Two Great EVs You Should Consider Buying Soon
If you are currently in the market for an electric vehicle, there is a good chance that the Ford Mustang Mach-E or the Chevy Bolt EUV are on your list of serious contenders. Both EV models are outstanding choices, and both are eligible for the full $7,500 federal tax credit, if you act quickly. Sometime in March, the Treasury Department will begin enforcing strict new rules on the sourcing of battery materials that are expected to reduce the value of the credit for the handful of EV models that remain eligible. Consumers have just a few weeks left to take full advantage of the valuable incentive, which has been available since 2009.

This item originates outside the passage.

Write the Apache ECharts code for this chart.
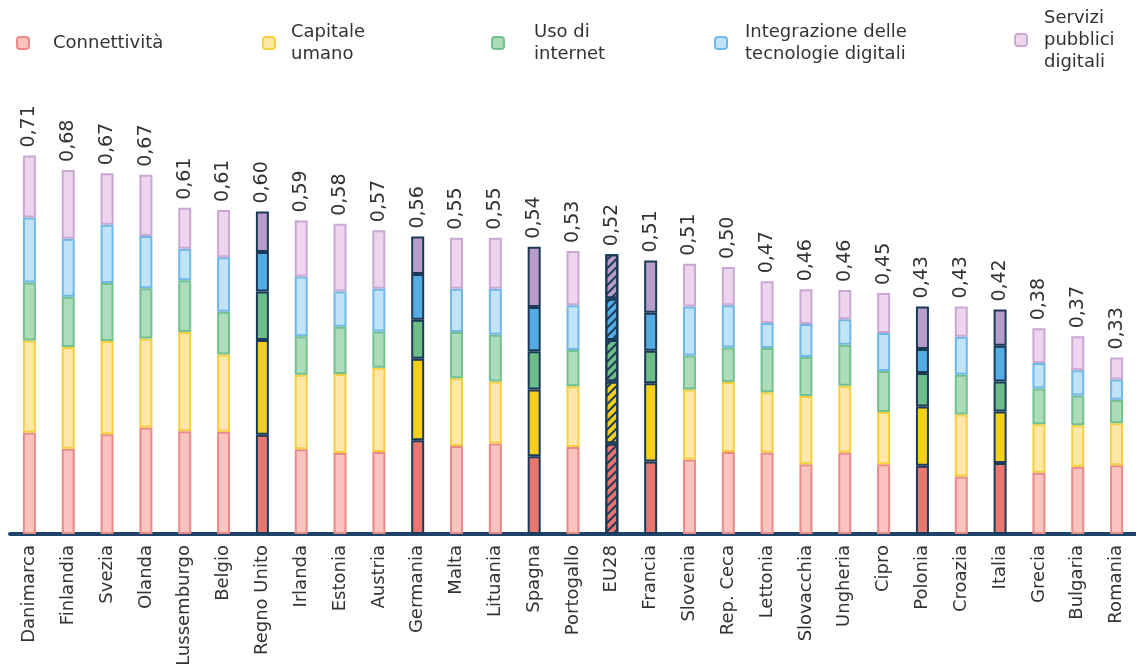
<!DOCTYPE html>
<html>
<head>
<meta charset="utf-8">
<script src="https://cdn.jsdelivr.net/npm/echarts@6.0.0/dist/echarts.min.js"></script>
<style>
  html, body { margin: 0; padding: 0; background: #fff; }
  #chart { width: 1136px; height: 665px; }
</style>
</head>
<body>
<div id="chart"></div>
<script>
// paesi in ordine di punteggio DESI
const categories = ['Danimarca', 'Finlandia', 'Svezia', 'Olanda', 'Lussemburgo', 'Belgio', 'Regno Unito',
  'Irlanda', 'Estonia', 'Austria', 'Germania', 'Malta', 'Lituania', 'Spagna', 'Portogallo', 'EU28',
  'Francia', 'Slovenia', 'Rep. Ceca', 'Lettonia', 'Slovacchia', 'Ungheria', 'Cipro', 'Polonia',
  'Croazia', 'Italia', 'Grecia', 'Bulgaria', 'Romania']

// componenti (stimate dal grafico)
const connettivita = [0.190, 0.160, 0.187, 0.200, 0.193, 0.192, 0.186, 0.159, 0.152, 0.154, 0.176, 0.165, 0.170, 0.146, 0.163,
  0.170, 0.136, 0.140, 0.154, 0.153, 0.131, 0.153, 0.131, 0.128, 0.108, 0.133, 0.115, 0.126, 0.129]
const capitaleUmano = [0.173, 0.191, 0.175, 0.167, 0.186, 0.145, 0.178, 0.140, 0.148, 0.158, 0.153, 0.127, 0.116, 0.125, 0.114,
  0.116, 0.147, 0.131, 0.131, 0.113, 0.128, 0.125, 0.098, 0.111, 0.116, 0.097, 0.091, 0.078, 0.079]
const usoInternet = [0.109, 0.094, 0.109, 0.094, 0.097, 0.080, 0.091, 0.072, 0.089, 0.068, 0.073, 0.087, 0.088, 0.072, 0.068,
  0.078, 0.061, 0.064, 0.065, 0.083, 0.073, 0.077, 0.077, 0.063, 0.075, 0.056, 0.067, 0.056, 0.044]
const integrazione = [0.122, 0.109, 0.109, 0.098, 0.059, 0.102, 0.074, 0.112, 0.066, 0.080, 0.086, 0.081, 0.086, 0.083, 0.084,
  0.078, 0.071, 0.092, 0.079, 0.047, 0.062, 0.048, 0.071, 0.045, 0.071, 0.067, 0.048, 0.047, 0.038]
const serviziPubblici = [0.116, 0.129, 0.097, 0.115, 0.077, 0.089, 0.076, 0.105, 0.127, 0.110, 0.070, 0.096, 0.096, 0.113, 0.102,
  0.083, 0.098, 0.080, 0.072, 0.078, 0.065, 0.055, 0.075, 0.080, 0.057, 0.068, 0.065, 0.064, 0.041]

// totali riportati sopra le barre
const totals = [0.71, 0.68, 0.67, 0.67, 0.61, 0.61, 0.60, 0.59, 0.58, 0.57, 0.56, 0.55, 0.55, 0.54, 0.53, 0.52,
  0.51, 0.51, 0.50, 0.47, 0.46, 0.46, 0.45, 0.43, 0.43, 0.42, 0.38, 0.37, 0.33]

const highlighted = ['Regno Unito', 'Germania', 'Spagna', 'Francia', 'Polonia', 'Italia']
const average = 'EU28'

const FONT = 'DejaVu Sans'
const NAVY = '#1b3a57'

// nome, dati, colore chiaro, bordo, colore pieno
const layers = [
  { name: 'Connettività', data: connettivita, light: '#fbc3c0', border: '#ea8a86', strong: '#ea7670' },
  { name: 'Capitale\numano', data: capitaleUmano, light: '#fee7a9', border: '#f6d03e', strong: '#f6cf1b' },
  { name: 'Uso di\ninternet', data: usoInternet, light: '#acdcba', border: '#74c190', strong: '#6dbd88' },
  { name: 'Integrazione delle\ntecnologie digitali', data: integrazione, light: '#c0e3f8', border: '#70b8e6', strong: '#55abe3' },
  { name: 'Servizi\npubblici\ndigitali', data: serviziPubblici, light: '#edd6ed', border: '#c9a9d3', strong: '#b89dcc' }
]

const buildData = (layer) => layer.data.map((v, i) => {
  const c = categories[i]
  if (highlighted.includes(c)) {
    return { value: v, itemStyle: { color: layer.strong, borderColor: NAVY, borderWidth: 2 } }
  }
  if (c === average) {
    return {
      value: v,
      itemStyle: {
        color: layer.strong, borderColor: NAVY, borderWidth: 2,
        decal: { symbol: 'rect', dashArrayX: [1, 0], dashArrayY: [2, 4], rotation: -Math.PI / 4, color: NAVY }
      }
    }
  }
  return v
})

const series = layers.map((layer, k) => ({
  name: layer.name,
  type: 'bar',
  stack: 'desi',
  barWidth: 13,
  itemStyle: { color: layer.light, borderColor: layer.border, borderWidth: 2 },
  label: k === layers.length - 1 ? {
    show: true,
    position: 'top',
    rotate: 90,
    align: 'left',
    verticalAlign: 'middle',
    distance: 8,
    fontFamily: FONT,
    fontSize: 19,
    color: '#333',
    formatter: (p) => totals[p.dataIndex].toFixed(2).replace('.', ',')
  } : { show: false },
  data: buildData(layer)
}))

// una legenda per voce, posizionate come nell'originale
const legendPos = [
  { left: 16, top: 32, gap: 19 },
  { left: 262, top: 21, gap: 11 },
  { left: 491, top: 21, gap: 25 },
  { left: 714, top: 21, gap: 13 },
  { left: 1014, top: 7, gap: 12 }
]
const legends = layers.map((layer, k) => ({
  data: [layer.name],
  left: legendPos[k].left,
  top: legendPos[k].top,
  padding: 0,
  icon: 'roundRect',
  itemWidth: 12,
  itemHeight: 12,
  selectedMode: false,
  textStyle: { fontFamily: FONT, fontSize: 18, lineHeight: 22, color: '#333', padding: [0, 0, 0, legendPos[k].gap] }
}))

const chart = echarts.init(document.getElementById('chart'))
chart.setOption({
  backgroundColor: '#fff',
  animation: false,
  legend: legends,
  grid: { left: 10, right: 0, top: 1, bottom: 131, outerBoundsMode: 'none' },
  xAxis: {
    type: 'category',
    data: categories,
    axisLine: { lineStyle: { color: '#1d4468', width: 4 } },
    axisTick: { show: false },
    axisLabel: { rotate: 90, margin: 11, fontFamily: FONT, fontSize: 18, color: '#333', interval: 0 }
  },
  yAxis: { type: 'value', min: 0, max: 1, show: false, splitLine: { show: false } },
  series
})
</script>
</body>
</html>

The unusual window of opportunity is due to the implementation of the Inflation Reduction Act, which made substantial changes to the rules governing the popular tax credit. EVs manufactured by General Motors and Tesla had become ineligible for the credit under the old rules, which included a sunset provision phasing out the value of the credit once a manufacturer sold 200,000 qualified vehicles. Many provisions of the newly revised Clean Vehicle Credit went into effect on the first day of 2023, including a repeal of the 200,000-vehicle sales cap. Another rule change has disqualified all EVs assembled outside of North America, but this draconian restriction does not apply to the Mach-E or the Bolt EUV. A small number of EV models remain eligible, but most of them will see the value of their credit drop to $3,750 or zero when the battery sourcing rules are implemented in March.
Another significant restriction that went into effect on January 1st disqualifies EVs that exceed MSRP price caps. The suggested retail price of an electrified sedan cannot exceed $55,000, and the limit is $80,000 for electrified trucks, vans, and large SUVs. This new rule will deny the Clean Vehicle Credit to many luxury EVs manufactured in North America but will not necessarily disqualify a Mach-E or a Bolt EUV, which will be subject to the $55,000 threshold. The value of the credit will be based on the eligibility rules that are in effect when the taxpayer takes delivery of the vehicle, and it appears that Ford and General Motors have readily available models with qualified sticker prices.
Opportunistic consumers looking to pocket the full tax credit would normally be expected to evade the impending rule changes by purchasing an eligible EV quickly, but the rollout of the Clean Vehicle Credit has been plagued by its excessive complexity, and a sales surge in February may not materialize. The Treasury Department is responsible for administering the perplexing legislation and has had trouble clarifying precise rules and procedures in a timely fashion. The numerous new restrictions on the credit have prevented the agency from publishing an authoritative list of EV models that are eligible for the incentive, and a $7,500 tax credit that a consumer “might” receive may prove to be a very weak incentive.
All the confusion is unfortunate. Consumers have enough reliable information to act decisively, and this appears to be a very good month to buy a qualified electric vehicle. The Mustang Mach-E and the Bolt EUV are temporarily eligible for the full credit, and they are excellent electric vehicles.